The company's mandate fell upon fertile soil in a city that had just experienced the inspiration - and the upheaval - of Expo 86. In 1989 Public Dreams created the first illuminares, followed in 1992 by the popular Parade of Lost Souls, which falls on the Saturday closest to Hallowe'en. The latter event celebrated its eleventh incarnation on October 26 of this year with a public masquerade procession and giant shadow screens, music, torch spinners, "doubt eaters" and a fireworks finale.
In April 1997 Hopkins succeeded Jardine as artistic director. In that spring's issue of the company newsletter The Public Dreamer she wrote that "In a high tech world, we have discovered that people crave 'low tech magic' produced through paper lanterns, acoustic (and often home-made) musical instruments, and the unamplified human voice." Apparently Public Dreams barely manages to satisfy Vancouver's hunger for workshops in stiltwalking, fire dancing, percussion, gymnastics and the making of masks, headdresses, and lanterns.
And then there are the shrines. In the early years of the Parade of Lost Souls visual artist Marina Szijarto pioneered the idea of setting up a handmade papier mache shrine to honour the dead.

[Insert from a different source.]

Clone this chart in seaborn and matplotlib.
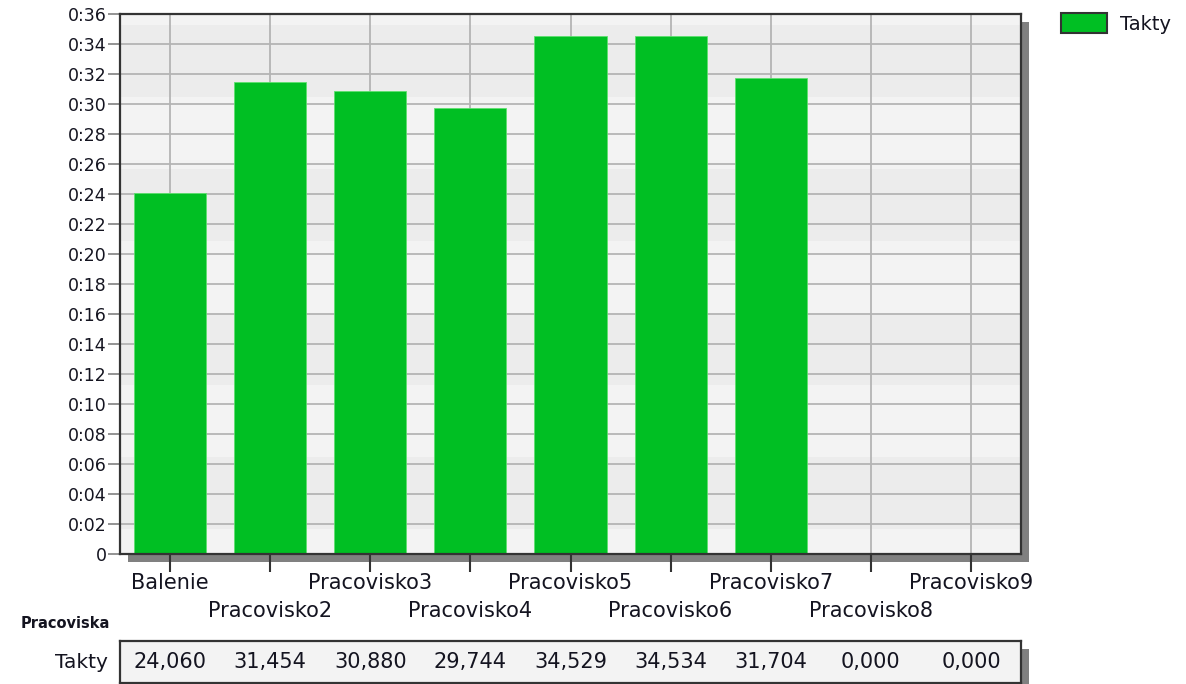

Born, fittingly, on November 1 (which is celebrated in Mexico as the Day of the Dead), Szijarto told the Georgia Straight in 1993 that "Day of the Dead is a time when there's a crack in the veil between the living and the dead. Those who've died pass back into our world, where people offer them clothes and food. The main thing is that it's not supposed to be sad and macabre, but that it's supposed to be a celebration."
In that spirit Public Dreams decided to set up an outdoor shrine in Grandviw Park on Commercial Drive to accompany the Lost Souls performance component. In part inspired by the highly ornamental Day of the Dead imagery, the shrine was taken instantly into the hearts of people in the area. Some attended workshops to make little candle lanterns that illuminated the face of a dead ancestor - or occasionally a departed kittycat. Others contributed anonymously by visiting overnight to leave evocative tokens: flowers, pictures; even money and jewellry (landing the tech crew with the dilemma of how to dispose of valuable offerings that had been left for the dead, with both burial and burning under consideration.)